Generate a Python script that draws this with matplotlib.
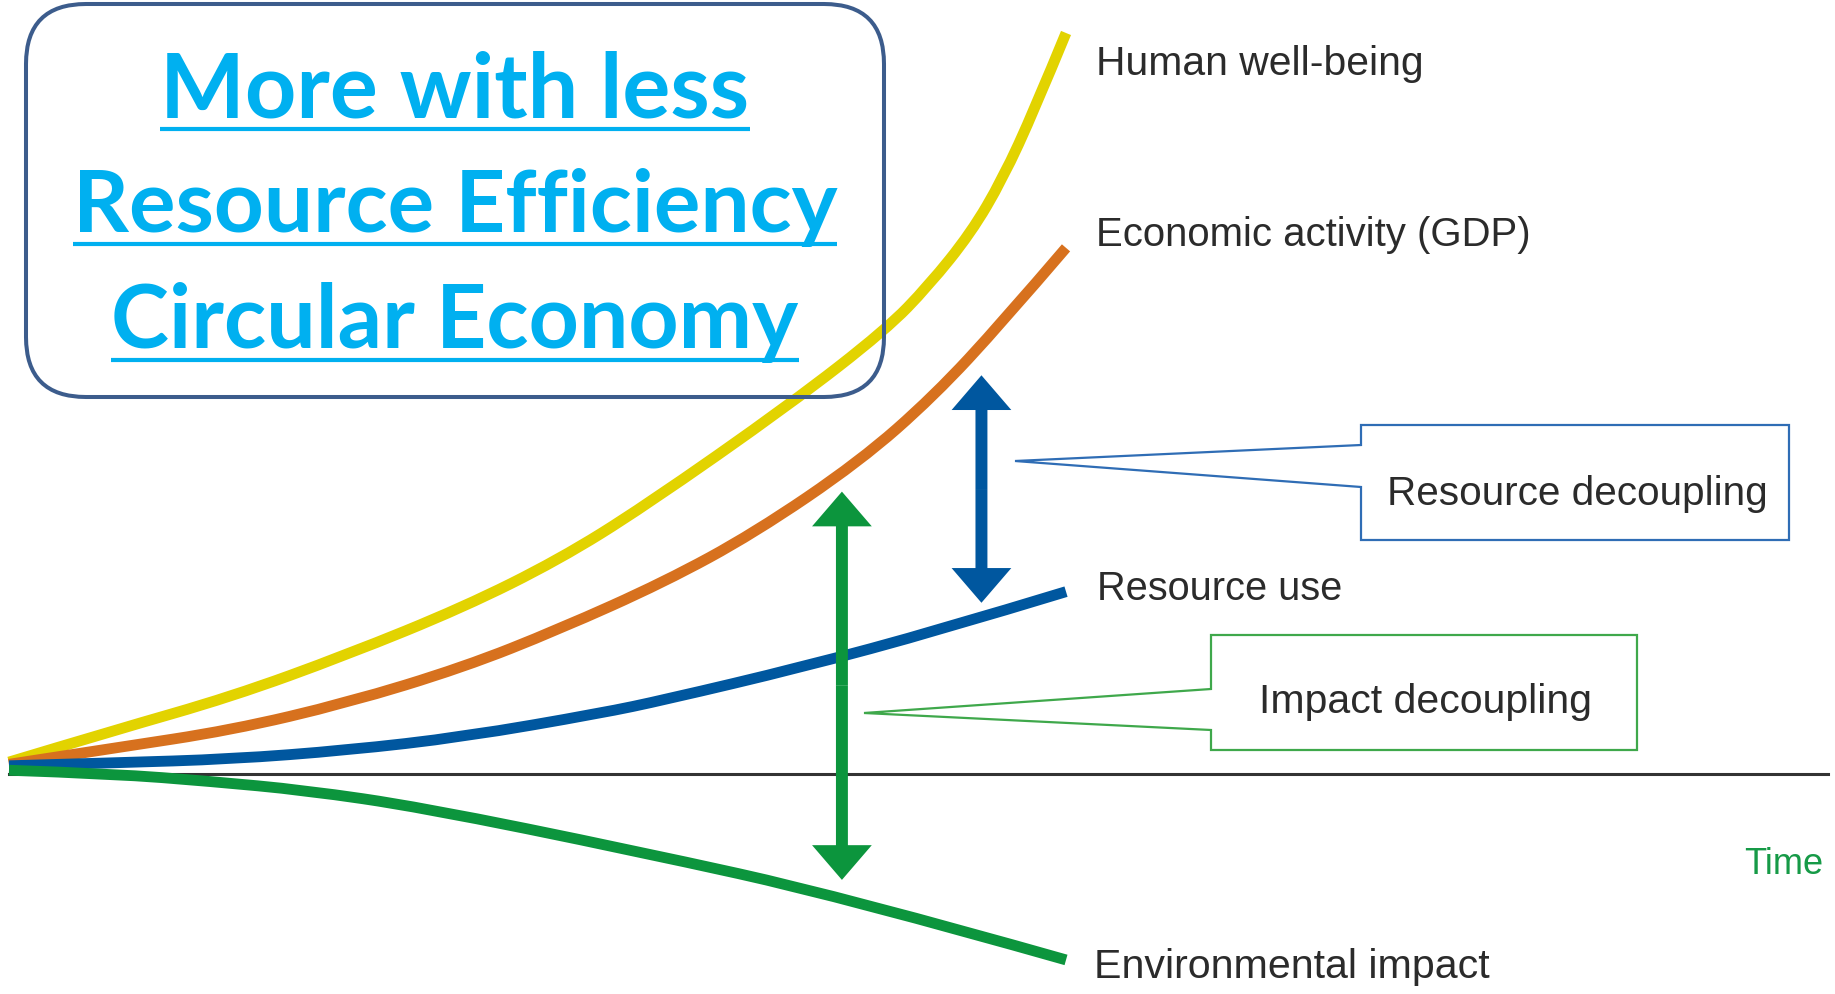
import matplotlib
matplotlib.use('Agg')
import matplotlib.pyplot as plt
from matplotlib.path import Path
from matplotlib.patches import FancyBboxPatch, FancyArrowPatch, Polygon, PathPatch, ArrowStyle

# readings: time in arbitrary units, index values (0 = the time axis)
wellbeing_t = [0, 10, 21, 32, 43, 52, 60, 74, 83, 87, 91, 94, 97, 100]
wellbeing = [1.6, 5.9, 10.4, 16.1, 22.5, 28.9, 36.0, 50.0, 60.0, 65.9, 73.0, 80.3, 89.6, 100.0]
gdp_t = [0, 10, 21, 32, 43, 52, 62, 70.5, 80.5, 87.5, 94, 100]
gdp = [1.3, 3.5, 5.9, 9.6, 14.4, 19.5, 25.9, 32.5, 42.2, 51.0, 61.0, 71.0]
resource_t = [0, 10, 21, 32, 43, 56, 62, 75, 88, 100]
resource_use = [1.1, 1.5, 2.0, 3.2, 5.0, 8.2, 10.0, 14.4, 19.4, 24.6]
impact_t = [0, 10, 19, 28, 39, 59, 79, 100]
env_impact = [0.5, 0.0, -1.0, -2.2, -4.5, -10.3, -16.6, -25.1]

series_names = ['Human well-being', 'Economic activity (GDP)', 'Resource use', 'Environmental impact']
series_colors = ['#E2D300', '#D7711E', '#00579F', '#0C953D']

# decoupling gaps: time, lower end, upper end
gap_names = ['Resource decoupling', 'Impact decoupling']
gap_time = [92.0, 78.8]
gap_low = [23.1, -14.3]
gap_high = [53.8, 38.1]
gap_colors = ['#00579F', '#0C953D']
gap_box_colors = ['#2F6DB5', '#3FA84B']

title_lines = ['More with less', 'Resource Efficiency', 'Circular Economy']

LABEL_FONT = ['Liberation Sans', 'DejaVu Sans']
TITLE_FONT = ['Lato', 'DejaVu Sans']
W, H = 1835, 994


def smooth_path(xs, ys):
    # quadratic B-spline with the readings as control points
    pts = list(zip(xs, ys))
    verts = [pts[0]]
    codes = [Path.MOVETO]
    for i in range(1, len(pts) - 1):
        nxt = pts[i + 1] if i == len(pts) - 2 else ((pts[i][0] + pts[i + 1][0]) / 2,
                                                    (pts[i][1] + pts[i + 1][1]) / 2)
        verts += [pts[i], nxt]
        codes += [Path.CURVE3, Path.CURVE3]
    return Path(verts, codes)


def fit(txt, width_px, renderer):
    bb = txt.get_window_extent(renderer)
    txt.set_fontsize(txt.get_fontsize() * width_px / bb.width)


fig = plt.figure(figsize=(W / 100, H / 100), dpi=100)

# data axes
ax = fig.add_axes([0, 0, 1, 1])
ax.set_xlim(-0.85, 172.75)
ax.set_ylim(-29.7, 104.45)
ax.axis('off')

ax.axhline(0, xmin=0.005, xmax=0.996, color='#333333', lw=2.2, zorder=1)
curves = [(wellbeing_t, wellbeing), (gdp_t, gdp), (resource_t, resource_use), (impact_t, env_impact)]
for (ts, vals), c in zip(curves, series_colors):
    ax.add_patch(PathPatch(smooth_path(ts, vals), fill=False, edgecolor=c, lw=7.8,
                           capstyle='butt', zorder=2))

head = ArrowStyle.Simple(head_length=25, head_width=43, tail_width=8.6)
for t, lo, hi, c in zip(gap_time, gap_low, gap_high, gap_colors):
    mid = (lo + hi) / 2
    for tip in (lo, hi):
        ax.add_patch(FancyArrowPatch((t, mid), (t, tip), arrowstyle=head, mutation_scale=1,
                                     color=c, lw=0, shrinkA=0, shrinkB=0, zorder=3))

# layout axes in pixel units for the annotations
lay = fig.add_axes([0, 0, 1, 1])
lay.set_xlim(0, W)
lay.set_ylim(H, 0)
lay.axis('off')
lay.patch.set_alpha(0)

fitted = []
label_pos = [(1096, 75), (1096, 246), (1097, 600), (1094, 978)]
label_w = [327, 434, 245, 395]
for name, (x, y), w in zip(series_names, label_pos, label_w):
    t = lay.text(x, y, name, family=LABEL_FONT, fontsize=37, color='#2B2B2B',
                 va='baseline', ha='left')
    fitted.append((t, w))
t = lay.text(1744, 874, 'Time', family=LABEL_FONT, fontsize=37, color='#169A47',
             va='baseline', ha='left')
fitted.append((t, 79))

# callout boxes with wedge pointers
callouts = [
    dict(box=(1361, 1789, 425, 540), gap=(445, 487), tip=(1015, 461), text=(1577, 505), w=381),
    dict(box=(1211, 1637, 635, 750), gap=(689, 730), tip=(864, 713), text=(1425, 713), w=333),
]
for name, c, co in zip(gap_names, gap_box_colors, callouts):
    x0, x1, y0, y1 = co['box']
    g0, g1 = co['gap']
    pts = [(x0, g0), (x0, y0), (x1, y0), (x1, y1), (x0, y1), (x0, g1), co['tip']]
    lay.add_patch(Polygon(pts, closed=True, fill=False, edgecolor=c, lw=1.6, joinstyle='miter'))
    t = lay.text(co['text'][0], co['text'][1], name, family=LABEL_FONT, fontsize=37,
                 color='#2B2B2B', va='baseline', ha='center')
    fitted.append((t, co['w']))

# title box
lay.add_patch(FancyBboxPatch((26, 4), 858, 393, boxstyle='round,pad=0,rounding_size=60',
                             fill=False, edgecolor='#3C5C8C', lw=2.9))
baselines = [117, 232, 348]
widths = [589, 765, 687]
texts = []
for line, y, w in zip(title_lines, baselines, widths):
    t = lay.text(455, y, line, family=TITLE_FONT, weight='bold', fontsize=60,
                 color='#00B0F0', va='baseline', ha='center')
    texts.append(t)
    fitted.append((t, w))

fig.canvas.draw()
renderer = fig.canvas.get_renderer()
for t, w in fitted:
    fit(t, w, renderer)
fig.canvas.draw()

inv = lay.transData.inverted()
for txt, y in zip(texts, baselines):
    bb = txt.get_window_extent(renderer)
    (xa, _), (xb, _) = inv.transform([(bb.x0, 0), (bb.x1, 0)])
    lay.plot([xa, xb], [y + 12, y + 12], color='#00B0F0', lw=3, solid_capstyle='butt')

fig.savefig('out.png', dpi=100)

■ ■ ■ ■ ■ ■ ■

**Task details:** Return only the lines running from the top of the data to the line that holds "fig = plt.figure(figsize=(W". Include both of those lines, but skip the pictures.

**Answer to this task:**
Generate a Python script that draws this with matplotlib.
import matplotlib
matplotlib.use('Agg')
import matplotlib.pyplot as plt
from matplotlib.path import Path
from matplotlib.patches import FancyBboxPatch, FancyArrowPatch, Polygon, PathPatch, ArrowStyle

# readings: time in arbitrary units, index values (0 = the time axis)
wellbeing_t = [0, 10, 21, 32, 43, 52, 60, 74, 83, 87, 91, 94, 97, 100]
wellbeing = [1.6, 5.9, 10.4, 16.1, 22.5, 28.9, 36.0, 50.0, 60.0, 65.9, 73.0, 80.3, 89.6, 100.0]
gdp_t = [0, 10, 21, 32, 43, 52, 62, 70.5, 80.5, 87.5, 94, 100]
gdp = [1.3, 3.5, 5.9, 9.6, 14.4, 19.5, 25.9, 32.5, 42.2, 51.0, 61.0, 71.0]
resource_t = [0, 10, 21, 32, 43, 56, 62, 75, 88, 100]
resource_use = [1.1, 1.5, 2.0, 3.2, 5.0, 8.2, 10.0, 14.4, 19.4, 24.6]
impact_t = [0, 10, 19, 28, 39, 59, 79, 100]
env_impact = [0.5, 0.0, -1.0, -2.2, -4.5, -10.3, -16.6, -25.1]

series_names = ['Human well-being', 'Economic activity (GDP)', 'Resource use', 'Environmental impact']
series_colors = ['#E2D300', '#D7711E', '#00579F', '#0C953D']

# decoupling gaps: time, lower end, upper end
gap_names = ['Resource decoupling', 'Impact decoupling']
gap_time = [92.0, 78.8]
gap_low = [23.1, -14.3]
gap_high = [53.8, 38.1]
gap_colors = ['#00579F', '#0C953D']
gap_box_colors = ['#2F6DB5', '#3FA84B']

title_lines = ['More with less', 'Resource Efficiency', 'Circular Economy']

LABEL_FONT = ['Liberation Sans', 'DejaVu Sans']
TITLE_FONT = ['Lato', 'DejaVu Sans']
W, H = 1835, 994


def smooth_path(xs, ys):
    # quadratic B-spline with the readings as control points
    pts = list(zip(xs, ys))
    verts = [pts[0]]
    codes = [Path.MOVETO]
    for i in range(1, len(pts) - 1):
        nxt = pts[i + 1] if i == len(pts) - 2 else ((pts[i][0] + pts[i + 1][0]) / 2,
                                                    (pts[i][1] + pts[i + 1][1]) / 2)
        verts += [pts[i], nxt]
        codes += [Path.CURVE3, Path.CURVE3]
    return Path(verts, codes)


def fit(txt, width_px, renderer):
    bb = txt.get_window_extent(renderer)
    txt.set_fontsize(txt.get_fontsize() * width_px / bb.width)


fig = plt.figure(figsize=(W / 100, H / 100), dpi=100)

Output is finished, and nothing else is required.